JBRA Assist. Reprod. 2025;29(Suppl 1):10-10
ORAL PRESENTATION
doi: 10.5935/1518-0557.20250067
1Instituto Sapientiae - Centro de Estudos e Pesquisa em Reprodução Assistida
2Science for EveryMind
3Future Fertility
4Fertility-FertGroup
Objective: Embryonic aneuploidy is a major challenge in IVF, affecting over 50% of preimplantation embryos and limiting viable pregnancies. While AI has shown considerable promise in predicting aneuploidy risk as a non-invasive alternative to genetic testing, a technology capable of assessing this at the oocyte stage would be highly valuable. The aim of this study was to evaluate whether AI-driven oocyte assessment can predict fertilization rate, embryo development and quality, and aneuploidy risk, while identifying key factors contributing to higher AI-determined oocyte quality.
Methods: In this retrospective cohort study, 14,605 oocytes from 2,306 ICSI cycles were evaluated between January 2020-May 2024. Oocyte images were captured immediately pre-ICSI and scored on a scale from 0-10, by an AI-tool (MAGENTA™) built to predict blastocyst development. Injected oocytes were incubated until day five, when 3,689 embryos were biopsied for PGT-A via nextgeneration-sequencing and received a diagnosis. Embryos were then split according to the diagnosis: euploid (n=1,274), aneuploid (n=2,219), and mosaic (n=196). To investigate the correlation of MAGENTA™ Scores (MS) to embryo aneuploidy, data were analysed using generalised linear models and Bonferroni post-hoc test, adjusting for confounders. The association between MS on oocyte fertilisation and blastocyst formation likelihood was examined. We assessed whether MS might be affected by demographic and cycle characteristics, including maternal age, body mass index (BMI), the total FSH dose, oestradiol levels, number of retrieved oocytes, and mature oocyte rate. Study power was >80%.
Results: A significant increase in MS was observed in those oocytes that developed into euploid embryos compared with aneuploid embryos; however, no significant differences in MS were found between mosaic and euploid embryos or between mosaic and aneuploid embryos (6.8±0.7, 6.7±0.1, and 6.4±0.5, p<0.01, for euploid, mosaic, and aneuploid embryos, respectively). MS were markedly lower in oocytes that failed to fertilize compared with those that successfully underwent fertilization (4.9±0.3 vs. 6.4±0.3, p<0.01). A consistent trend was observed for blastulation capacity, whereby oocytes progressing to the blastocyst stage exhibited markedly higher MS compared with those whose embryos failed to reach the blastocyst phase (6.6±0.6 vs. 5.1±0.5, p<0.01). Not only was MS predictive of blastocyst formation potential, but it also reflected overall blastocyst quality: high-quality blastocysts displayed higher MS than their counterparts (7.2±0.6 vs. 6.7±0.4, p<0.01). With respect to variables potentially impacting AIderived oocyte morphology scores, we observed a negative correlation exclusively with maternal age (OR: 0.032, CI: 0.12-0.50, p<0.01). No additional factors exerted a statistically significant effect on MS.

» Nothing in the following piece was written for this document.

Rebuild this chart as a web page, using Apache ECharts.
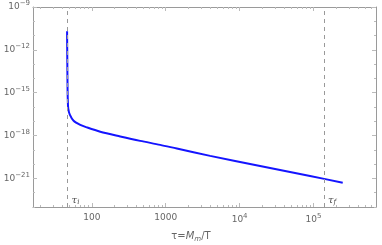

Discussion: In this study, we demonstrated that AI-driven evaluation of oocytes using the MAGENTA™ tool is effective in predicting fertilization success, blastocyst development, embryo quality, and aneuploidy risk. Our results reveal a significant correlation between higher MAGENTA™ scores (MS) and the development of euploid embryos, supporting the potential of AI to improve embryo selection. Moreover, MS proved to be a reliable predictor for fertilization and blastocyst formation, with higher scores associated with better-quality embryos. We also identified maternal age as a critical factor negatively affecting oocyte quality, with older women showing lower MS, consistent with the known impact of age on fertility. While our study focused exclusively on ICSI cycles, which may limit the broader application of our findings, the results remain valuable for refining embryo selection in assisted reproduction. The ability of AI to predict aneuploidy at the oocyte stage offers significant clinical advantages. It could reduce the need for invasive genetic testing, streamline clinical workflows, lower costs, and reduce patient burden. Further research is necessary to validate these findings in different patient populations and to integrate AI tools with other diagnostic techniques, such as genetic sequencing, to improve embryo selection accuracy. Thus, the use of AI-driven oocyte evaluation holds great promise for improving clinical outcomes in IVF. By offering a non-invasive, cost-effective method to enhance embryo selection, we believe that this technology could contribute to a more efficient and patient-friendly approach to fertility treatment.
Conclusion: AI-based oocyte evaluation reliably indicates chances of fertilisation, blastulation, blastocyst quality, and aneuploidy, with maternal age identified as the primary negative factor.